- [THE REQUEST] List each line of the data that holds the string "script".

- [RECORDED INFORMATION]
* * * * * * *

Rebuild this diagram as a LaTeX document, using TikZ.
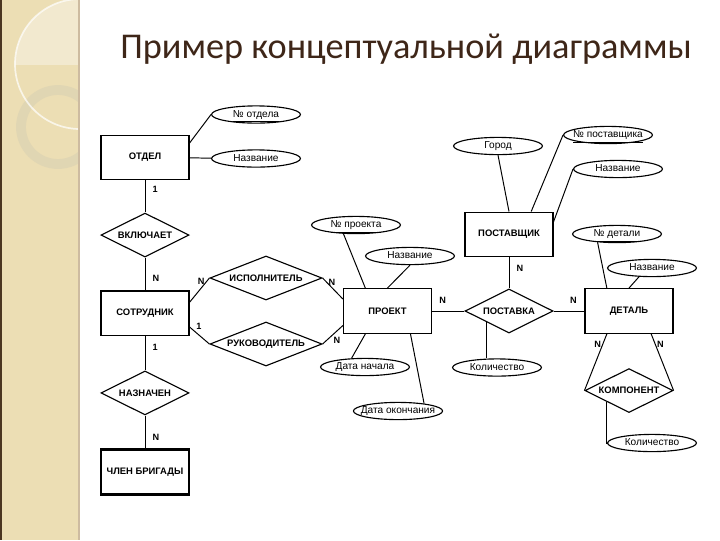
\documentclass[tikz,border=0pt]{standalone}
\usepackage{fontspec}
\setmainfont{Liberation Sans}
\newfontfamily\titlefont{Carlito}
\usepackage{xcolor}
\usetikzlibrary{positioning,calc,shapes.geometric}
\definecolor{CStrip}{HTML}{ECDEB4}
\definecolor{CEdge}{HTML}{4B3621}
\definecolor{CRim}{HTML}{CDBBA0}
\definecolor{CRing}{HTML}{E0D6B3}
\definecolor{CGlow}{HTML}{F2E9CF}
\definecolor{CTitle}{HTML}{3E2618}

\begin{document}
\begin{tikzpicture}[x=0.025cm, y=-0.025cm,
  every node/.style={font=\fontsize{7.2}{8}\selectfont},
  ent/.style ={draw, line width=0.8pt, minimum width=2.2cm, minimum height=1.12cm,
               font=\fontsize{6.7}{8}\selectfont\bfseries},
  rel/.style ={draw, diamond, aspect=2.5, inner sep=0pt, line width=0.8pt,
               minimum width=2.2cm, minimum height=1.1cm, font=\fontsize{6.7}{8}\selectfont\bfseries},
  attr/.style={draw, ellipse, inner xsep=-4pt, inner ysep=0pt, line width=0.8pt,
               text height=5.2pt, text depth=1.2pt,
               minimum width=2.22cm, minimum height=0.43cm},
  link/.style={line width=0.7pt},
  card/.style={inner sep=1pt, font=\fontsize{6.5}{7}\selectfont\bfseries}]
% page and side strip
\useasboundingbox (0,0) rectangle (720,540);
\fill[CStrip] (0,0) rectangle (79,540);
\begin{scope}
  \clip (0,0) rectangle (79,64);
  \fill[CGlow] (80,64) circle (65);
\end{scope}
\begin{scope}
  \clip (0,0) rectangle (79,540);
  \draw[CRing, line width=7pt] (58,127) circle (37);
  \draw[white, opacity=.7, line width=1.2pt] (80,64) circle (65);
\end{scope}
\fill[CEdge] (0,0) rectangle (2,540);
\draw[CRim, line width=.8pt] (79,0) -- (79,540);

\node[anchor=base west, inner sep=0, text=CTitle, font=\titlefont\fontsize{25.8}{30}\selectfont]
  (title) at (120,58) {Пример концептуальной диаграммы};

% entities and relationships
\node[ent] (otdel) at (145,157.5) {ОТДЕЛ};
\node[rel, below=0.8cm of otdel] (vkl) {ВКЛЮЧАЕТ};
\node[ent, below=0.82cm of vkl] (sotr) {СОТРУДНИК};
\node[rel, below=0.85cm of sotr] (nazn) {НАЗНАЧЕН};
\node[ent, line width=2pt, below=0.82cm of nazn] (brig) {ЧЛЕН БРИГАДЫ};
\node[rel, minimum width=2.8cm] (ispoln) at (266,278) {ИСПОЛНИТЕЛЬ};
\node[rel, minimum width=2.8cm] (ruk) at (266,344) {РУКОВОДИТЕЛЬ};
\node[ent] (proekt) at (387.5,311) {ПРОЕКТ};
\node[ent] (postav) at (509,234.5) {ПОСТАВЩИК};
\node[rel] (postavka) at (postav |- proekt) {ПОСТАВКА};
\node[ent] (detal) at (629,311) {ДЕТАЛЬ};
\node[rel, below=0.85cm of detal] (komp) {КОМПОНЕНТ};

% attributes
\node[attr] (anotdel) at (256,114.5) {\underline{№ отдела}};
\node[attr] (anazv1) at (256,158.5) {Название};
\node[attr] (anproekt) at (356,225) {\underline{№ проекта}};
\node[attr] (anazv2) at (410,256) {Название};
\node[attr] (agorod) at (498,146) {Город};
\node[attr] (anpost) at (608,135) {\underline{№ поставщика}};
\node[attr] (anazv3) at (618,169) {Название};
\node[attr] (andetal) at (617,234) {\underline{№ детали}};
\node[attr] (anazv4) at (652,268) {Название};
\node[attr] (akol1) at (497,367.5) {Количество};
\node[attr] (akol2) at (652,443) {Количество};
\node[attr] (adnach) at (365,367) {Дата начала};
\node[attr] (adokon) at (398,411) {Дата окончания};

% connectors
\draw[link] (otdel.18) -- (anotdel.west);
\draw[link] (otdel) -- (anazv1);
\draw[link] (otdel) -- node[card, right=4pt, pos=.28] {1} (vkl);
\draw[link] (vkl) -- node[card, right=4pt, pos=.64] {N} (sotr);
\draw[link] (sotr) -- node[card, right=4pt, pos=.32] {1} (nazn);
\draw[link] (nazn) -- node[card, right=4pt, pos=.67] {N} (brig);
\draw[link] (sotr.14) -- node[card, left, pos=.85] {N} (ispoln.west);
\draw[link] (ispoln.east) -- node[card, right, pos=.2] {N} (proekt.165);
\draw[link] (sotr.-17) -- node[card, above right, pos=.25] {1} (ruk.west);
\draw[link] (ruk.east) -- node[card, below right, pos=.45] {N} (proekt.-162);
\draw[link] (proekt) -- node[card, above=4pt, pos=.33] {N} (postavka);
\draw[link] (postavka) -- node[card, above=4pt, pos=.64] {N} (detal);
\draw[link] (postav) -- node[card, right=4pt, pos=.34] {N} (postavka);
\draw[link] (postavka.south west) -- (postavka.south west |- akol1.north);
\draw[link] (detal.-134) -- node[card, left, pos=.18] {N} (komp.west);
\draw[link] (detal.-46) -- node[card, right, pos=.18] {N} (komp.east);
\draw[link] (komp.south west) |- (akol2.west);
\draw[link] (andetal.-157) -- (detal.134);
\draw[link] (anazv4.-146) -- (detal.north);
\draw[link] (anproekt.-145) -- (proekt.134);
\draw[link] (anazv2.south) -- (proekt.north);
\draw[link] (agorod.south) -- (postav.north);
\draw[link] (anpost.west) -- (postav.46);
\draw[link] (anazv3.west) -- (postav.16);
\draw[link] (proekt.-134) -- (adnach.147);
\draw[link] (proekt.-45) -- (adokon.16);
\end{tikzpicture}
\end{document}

* * * * * * *

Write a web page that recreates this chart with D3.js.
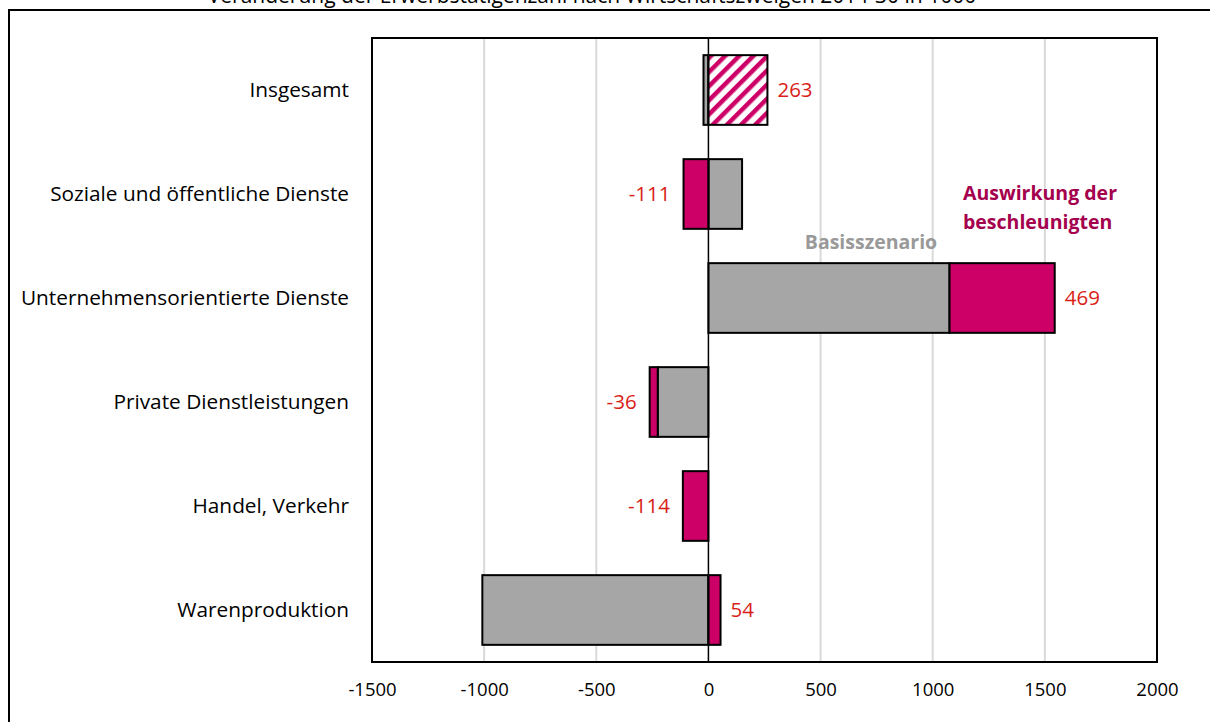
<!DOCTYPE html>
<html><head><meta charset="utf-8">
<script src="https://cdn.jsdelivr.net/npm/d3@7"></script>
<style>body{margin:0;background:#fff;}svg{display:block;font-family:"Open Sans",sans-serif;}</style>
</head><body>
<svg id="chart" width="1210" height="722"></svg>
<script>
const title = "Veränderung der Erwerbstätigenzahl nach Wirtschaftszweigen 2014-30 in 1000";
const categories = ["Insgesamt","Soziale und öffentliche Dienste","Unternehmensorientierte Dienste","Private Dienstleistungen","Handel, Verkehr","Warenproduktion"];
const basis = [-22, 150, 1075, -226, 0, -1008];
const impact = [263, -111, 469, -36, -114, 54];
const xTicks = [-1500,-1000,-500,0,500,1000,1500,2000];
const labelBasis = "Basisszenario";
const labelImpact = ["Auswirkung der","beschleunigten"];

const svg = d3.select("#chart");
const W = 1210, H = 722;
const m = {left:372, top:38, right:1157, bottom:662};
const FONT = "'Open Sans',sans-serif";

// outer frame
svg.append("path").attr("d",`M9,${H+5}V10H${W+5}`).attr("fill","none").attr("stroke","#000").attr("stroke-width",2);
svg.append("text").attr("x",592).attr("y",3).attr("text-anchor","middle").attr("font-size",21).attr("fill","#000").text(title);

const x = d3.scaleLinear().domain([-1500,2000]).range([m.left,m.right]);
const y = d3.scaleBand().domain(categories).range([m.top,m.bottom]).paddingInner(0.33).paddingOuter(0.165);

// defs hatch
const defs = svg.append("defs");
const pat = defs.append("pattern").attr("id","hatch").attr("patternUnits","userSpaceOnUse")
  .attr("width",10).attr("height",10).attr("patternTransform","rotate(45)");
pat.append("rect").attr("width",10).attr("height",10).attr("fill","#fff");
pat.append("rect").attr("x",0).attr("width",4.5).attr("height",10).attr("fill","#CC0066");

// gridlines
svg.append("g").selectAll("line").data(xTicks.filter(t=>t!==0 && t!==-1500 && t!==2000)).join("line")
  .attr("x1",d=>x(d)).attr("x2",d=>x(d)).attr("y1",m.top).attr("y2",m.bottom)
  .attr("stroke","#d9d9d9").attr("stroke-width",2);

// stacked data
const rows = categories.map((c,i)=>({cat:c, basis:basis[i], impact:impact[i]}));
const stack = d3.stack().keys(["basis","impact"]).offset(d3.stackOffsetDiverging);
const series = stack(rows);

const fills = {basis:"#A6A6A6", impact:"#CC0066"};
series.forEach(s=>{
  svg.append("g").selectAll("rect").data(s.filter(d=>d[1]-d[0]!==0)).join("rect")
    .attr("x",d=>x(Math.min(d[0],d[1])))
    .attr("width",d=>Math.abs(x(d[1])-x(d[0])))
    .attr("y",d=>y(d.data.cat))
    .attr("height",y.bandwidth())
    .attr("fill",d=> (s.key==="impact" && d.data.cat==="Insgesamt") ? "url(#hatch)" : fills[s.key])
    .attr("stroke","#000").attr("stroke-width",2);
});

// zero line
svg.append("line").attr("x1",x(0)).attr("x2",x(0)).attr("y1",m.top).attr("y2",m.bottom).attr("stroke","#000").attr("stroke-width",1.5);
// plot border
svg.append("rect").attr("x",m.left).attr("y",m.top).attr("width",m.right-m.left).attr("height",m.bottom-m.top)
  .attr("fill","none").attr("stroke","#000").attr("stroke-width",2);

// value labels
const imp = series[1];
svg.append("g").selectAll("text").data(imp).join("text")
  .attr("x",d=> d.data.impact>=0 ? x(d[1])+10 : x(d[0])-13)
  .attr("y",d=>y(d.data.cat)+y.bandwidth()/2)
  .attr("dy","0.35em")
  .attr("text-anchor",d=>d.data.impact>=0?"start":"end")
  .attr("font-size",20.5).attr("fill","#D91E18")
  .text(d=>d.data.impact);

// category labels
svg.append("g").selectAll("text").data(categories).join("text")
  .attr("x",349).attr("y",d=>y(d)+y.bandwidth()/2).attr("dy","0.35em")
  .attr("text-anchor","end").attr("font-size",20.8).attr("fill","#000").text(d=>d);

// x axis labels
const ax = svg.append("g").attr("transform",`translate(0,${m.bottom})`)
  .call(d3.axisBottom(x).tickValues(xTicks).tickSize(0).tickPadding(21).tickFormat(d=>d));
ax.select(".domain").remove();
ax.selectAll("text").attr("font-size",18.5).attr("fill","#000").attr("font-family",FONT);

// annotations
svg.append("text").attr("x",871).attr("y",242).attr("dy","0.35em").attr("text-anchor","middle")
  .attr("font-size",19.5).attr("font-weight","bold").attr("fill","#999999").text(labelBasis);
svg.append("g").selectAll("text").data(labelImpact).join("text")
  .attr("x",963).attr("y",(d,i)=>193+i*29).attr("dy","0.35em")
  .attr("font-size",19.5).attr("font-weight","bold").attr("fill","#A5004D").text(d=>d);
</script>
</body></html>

* * * * * * *

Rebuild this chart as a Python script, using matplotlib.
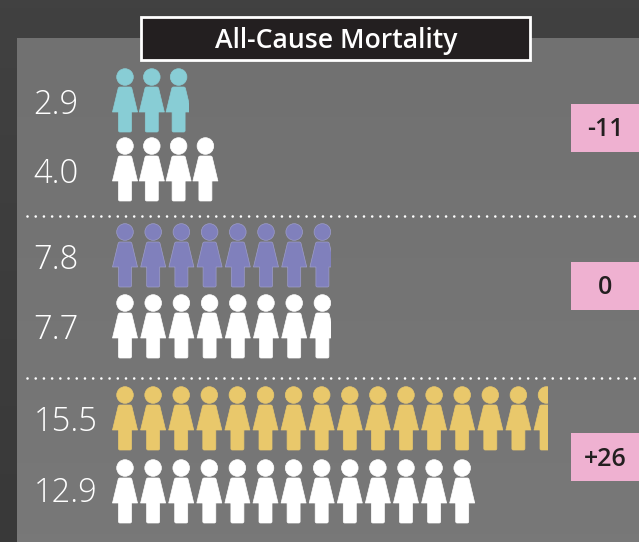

* * * * * * *

- [FULL SOLUTION]
<script src="https://cdn.jsdelivr.net/npm/d3@7"></script>
<script>
</script>
Rebuild this chart as a Python script, using matplotlib.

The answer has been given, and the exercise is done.